◆ WHAT IS EXPECTED
Images are not part of the copy; transcribe all the data exactly.

= = = = =

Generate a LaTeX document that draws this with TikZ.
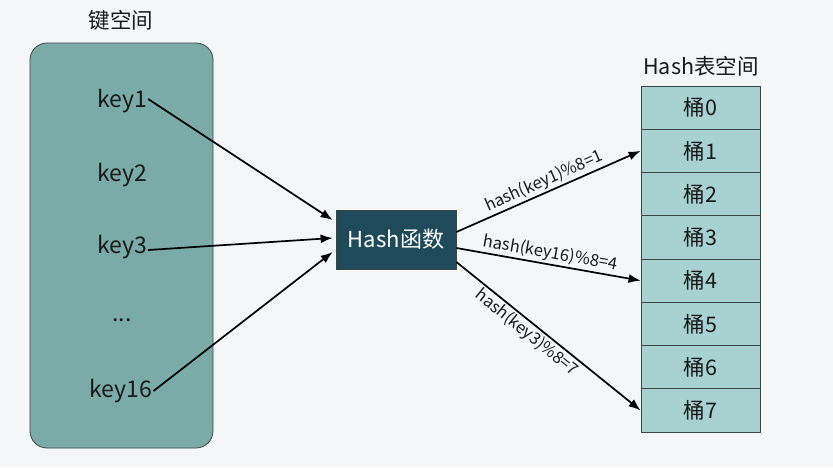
\documentclass[tikz,border=0pt]{standalone}
\usepackage{fontspec}
\setmainfont{Noto Sans CJK SC}
\usetikzlibrary{arrows.meta,calc}
\definecolor{bgc}{HTML}{F4F6F7}
\definecolor{keyfill}{HTML}{7AABA9}
\definecolor{hashfill}{HTML}{1E4A5A}
\definecolor{bucketfill}{HTML}{A8D1D1}
\definecolor{edgec}{HTML}{3C4646}
\definecolor{txt}{HTML}{1A1A1A}
\tikzset{
  keytxt/.style={font=\fontsize{23}{27}\selectfont, text=txt, inner sep=1pt},
  title/.style={font=\fontsize{21.5}{25}\selectfont, text=txt},
  bucket/.style={draw=edgec, line width=0.8pt, fill=bucketfill, minimum width=119pt, minimum height=43.25pt, inner sep=0pt, font=\fontsize{21.5}{25}\selectfont, text=txt},
  arr/.style={line width=1.7pt, draw=black, -{Latex[length=12pt,width=9pt]}},
  lab/.style={font=\fontsize{16.5}{19}\selectfont, text=txt, sloped, inner sep=1.5pt},
}
\begin{document}
\begin{tikzpicture}[x=1pt,y=-1pt]
\useasboundingbox (0,0) rectangle (833,467);
\fill[bgc] (0,0) rectangle (833,467);
% key space
\node[title] (kst) at (121,20) {键空间};
\draw[edgec, line width=0.8pt, fill=keyfill, rounded corners=17pt] (30,43) rectangle (213,448);
\node[keytxt] (k1) at (122,101) {key1};
\node[keytxt] (k2) at (122,175) {key2};
\node[keytxt] (k3) at (122,247) {key3};
\node[keytxt] (kd) at (122,320) {...};
\node[keytxt] (k16) at (121,391) {key16};
% hash function
\node[draw=edgec, line width=0.8pt, fill=hashfill, minimum width=120pt, minimum height=59pt, inner sep=0pt, text=white, font=\fontsize{22}{26}\selectfont] (hash) at (396,239.5) {Hash函数};
% buckets
\node[title] (hst) at (701,66) {Hash表空间};
\foreach \i in {0,...,7}{
  \node[bucket] (b\i) at (700.5,{86+43.25*(\i+0.5)}) {桶\i};
}
% arrows in
\draw[arr] ($(k1.east)+(0,-2)$) -- ($(hash.west)+(-3,-19.5)$);
\draw[arr] ($(k3.east)+(0,3)$) -- ($(hash.west)+(-3,-1.5)$);
\draw[arr] (k16.east) -- ($(hash.west)+(-3,12.5)$);
% arrows out
\draw[arr] ($(hash.east)+(0,-7.5)$) -- node[lab, above] {hash(key1)\%8=1} (b1.west);
\draw[arr] ($(hash.east)+(0,8.5)$) -- node[lab, above] {hash(key16)\%8=4} (b4.west);
\draw[arr] ($(hash.east)+(0,22.5)$) -- node[lab, below, pos=0.42] {hash(key3)\%8=7} (b7.west);
\end{tikzpicture}
\end{document}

= = = = =

◆ FINISHED EXERCISE
Generate a LaTeX document that draws this with TikZ.
\documentclass[tikz,border=0pt]{standalone}
\usepackage{fontspec}
\setmainfont{Noto Sans CJK SC}
\usetikzlibrary{arrows.meta,calc}
\definecolor{bgc}{HTML}{F4F6F7}
\definecolor{keyfill}{HTML}{7AABA9}
\definecolor{hashfill}{HTML}{1E4A5A}
\definecolor{bucketfill}{HTML}{A8D1D1}
\definecolor{edgec}{HTML}{3C4646}
\definecolor{txt}{HTML}{1A1A1A}
\tikzset{
  keytxt/.style={font=\fontsize{23}{27}\selectfont, text=txt, inner sep=1pt},
  title/.style={font=\fontsize{21.5}{25}\selectfont, text=txt},
  bucket/.style={draw=edgec, line width=0.8pt, fill=bucketfill, minimum width=119pt, minimum height=43.25pt, inner sep=0pt, font=\fontsize{21.5}{25}\selectfont, text=txt},
  arr/.style={line width=1.7pt, draw=black, -{Latex[length=12pt,width=9pt]}},
  lab/.style={font=\fontsize{16.5}{19}\selectfont, text=txt, sloped, inner sep=1.5pt},
}
\begin{document}
\begin{tikzpicture}[x=1pt,y=-1pt]
\useasboundingbox (0,0) rectangle (833,467);
\fill[bgc] (0,0) rectangle (833,467);
% key space
\node[title] (kst) at (121,20) {键空间};
\draw[edgec, line width=0.8pt, fill=keyfill, rounded corners=17pt] (30,43) rectangle (213,448);
\node[keytxt] (k1) at (122,101) {key1};
\node[keytxt] (k2) at (122,175) {key2};
\node[keytxt] (k3) at (122,247) {key3};
\node[keytxt] (kd) at (122,320) {...};
\node[keytxt] (k16) at (121,391) {key16};
% hash function
\node[draw=edgec, line width=0.8pt, fill=hashfill, minimum width=120pt, minimum height=59pt, inner sep=0pt, text=white, font=\fontsize{22}{26}\selectfont] (hash) at (396,239.5) {Hash函数};
% buckets
\node[title] (hst) at (701,66) {Hash表空间};
\foreach \i in {0,...,7}{
  \node[bucket] (b\i) at (700.5,{86+43.25*(\i+0.5)}) {桶\i};
}
% arrows in
\draw[arr] ($(k1.east)+(0,-2)$) -- ($(hash.west)+(-3,-19.5)$);
\draw[arr] ($(k3.east)+(0,3)$) -- ($(hash.west)+(-3,-1.5)$);
\draw[arr] (k16.east) -- ($(hash.west)+(-3,12.5)$);
% arrows out
\draw[arr] ($(hash.east)+(0,-7.5)$) -- node[lab, above] {hash(key1)\%8=1} (b1.west);
\draw[arr] ($(hash.east)+(0,8.5)$) -- node[lab, above] {hash(key16)\%8=4} (b4.west);
\draw[arr] ($(hash.east)+(0,22.5)$) -- node[lab, below, pos=0.42] {hash(key3)\%8=7} (b7.west);
\end{tikzpicture}
\end{document}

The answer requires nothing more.